Highway Superintendent Gio Woodson’s brief tenure supervising the day-to-day operations of the municipal garage is about to end, with a town board majority looking to shift that responsibility to the Riverhead police chief.
The highway superintendent has since been supervising the garage, which repairs and maintains the town’s fleet of vehicles — including 134 highway department and 96 police department vehicles — since April. The town board unanimously approved the idea — and a $20,000 annual salary increase for Woodson, prorated — on a trial basis, through the end of 2018.
The three board members who want to shift responsibility to the police chief say they’re looking to save the $20,000 they agreed to pay Woodson to assume the duties. Chief David Hegermiller would not be paid any extra salary or stipend to take on the extra responsibility.
It’s not a reflection on how Woodson has handled supervising the garage, according to Deputy Supervisor Tim Hubbard.
“Don’t take it personally,” Hubbard told Woodson at Thursday’s work session. “Business is business and if I can save $20,000 for the taxpayers, I’m gonna do it. It’s a business decision.”
At the Nov. 1 work session, board members discussed using those funds to give other elected officials salary increases in 2019.
Woodson does take it personally.
“I don’t like when you bust your butt and people talk down to you and say you’re not doing the job,” he replied. “All the things I do in this town — I always try to do the right thing.”
Woodson presented the town board with a list of 35 items that he said the highway department provides to other town departments at no charge to their budgets — from providing equipment to the buildings and ground division, to cutting grass and trimming trees at EPCAL, making signs, patching holes in various town parking lots,
He also updated the board on what he’s accomplished at the municipal garage since April, including clean-up and organizing the yard at the facility, which is located adjacent to the highway department facility, removing 60 vehicles that had been sitting there, some for years, without purpose. He’s also cleaned up the gas pumps at the facility and updated equipment. Woodson said he’s cleaned up and organized the armory building, as well, which has been used to store a lot of miscellaneous vehicles and equipment. The armory site was deeded to the town by the state in 2011 for redevelopment as a police/justice court facility.
Supervisor Laura Jens-Smith and Councilwoman Catherine Kent oppose delegating it to the police chief.
“His charge is to police this town and keep it safe,” Jens-Smith said. “I think the chief already has a lot on his plate.” She complained that a request she made to the chief for crime data shortly after taking office in January took him six months to fulfill. “Obviously he’s a very busy man.”
Hubbard, a retired Riverhead Town Police detective, said the chief would not be taking on the responsibility himself.

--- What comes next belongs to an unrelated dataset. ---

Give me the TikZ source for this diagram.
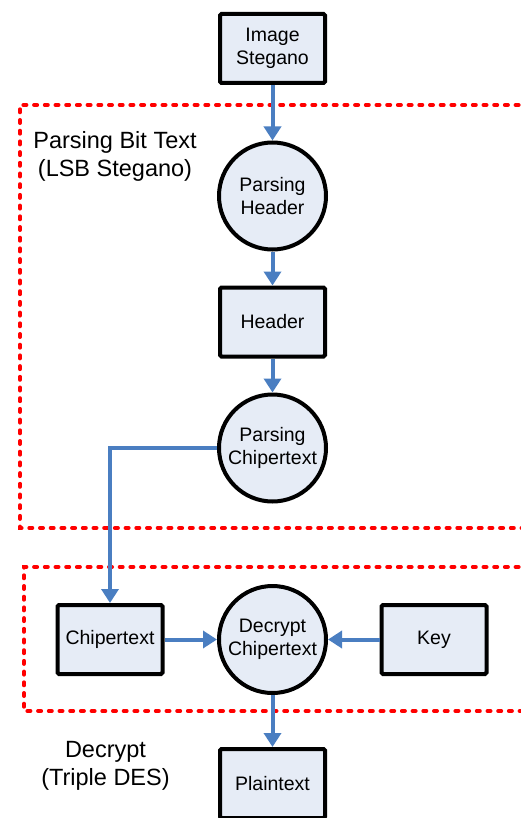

“There’s a captain in that police department that has time to do this,” Hubbard said.
“If there’s a captain that doesn’t have their days filled,” Jens-Smith said. “We don’t have current stats. The police should be doing their own job, not overseeing the municipal garage at the salaries they’re getting paid,” she said.
“Elected officials shouldn’t be overseeing anybody,” Hubbard countered.
Councilman James Wooten, also a retired Riverhead cop, says having an elected official oversee a town department is a problem because an elected official is not accountable to the town board the way an appointed department head is.
“Town garage employees answer to the town board,” Wooten said after the meeting. “I’ve said it from day one. If there is any malfeasance on any level — how do you possibly discipline an elected official?”
Wooten said the appointment of a clerical staff person at the garage has solved a lot of problems there that were the subject of an 18-month audit of the department’s operations during the tenure of its last appointed department head.
The audit committee called the operation “a free for all” without meaningful management or accountability. The highly critical report, though presented to the town board in February 2016, covered a period before and after the department head, John Reeve, retired in 2014. It noted some improvement in procedures and accountability when oversight was shifted to the engineering department beginning in 2015.
But officials agree the engineering department, which oversees the town’s buildings and grounds division and street lighting district, lacks the staff and time to effectively oversee the municipal garage.
Jens-Smith, a Democrat who took office in January, proposed shifting the responsibility — with a $20,000 raise — to the highway superintendent, also a Democrat. She had the support of the board’s other Democrat, Kent, who also took office in January. But the board members, all Republicans were reluctant to embrace the idea, with Councilwoman Jodi Giglio expressing strong opposition. Eventually, all five signed on — it at least for the balance of the 2018 fiscal year.
Now the Republican majority supports taking the responsibility — and the pay — away from Woodson.
“This isn’t about Gio or any personalities or politics,” said Wooten, who since January serves as the town board’s liaison to the municipal garage. “It’s about the job and the structure.”
The police chief said he is prepared to carry out the board’s orders, whatever they may be.
He disputes the notion that the police department’s captain has extra time on his hands. Besides being his second in command, the captain is responsible for the department’s accreditation by the state. It’s a huge job, Hegermiller said.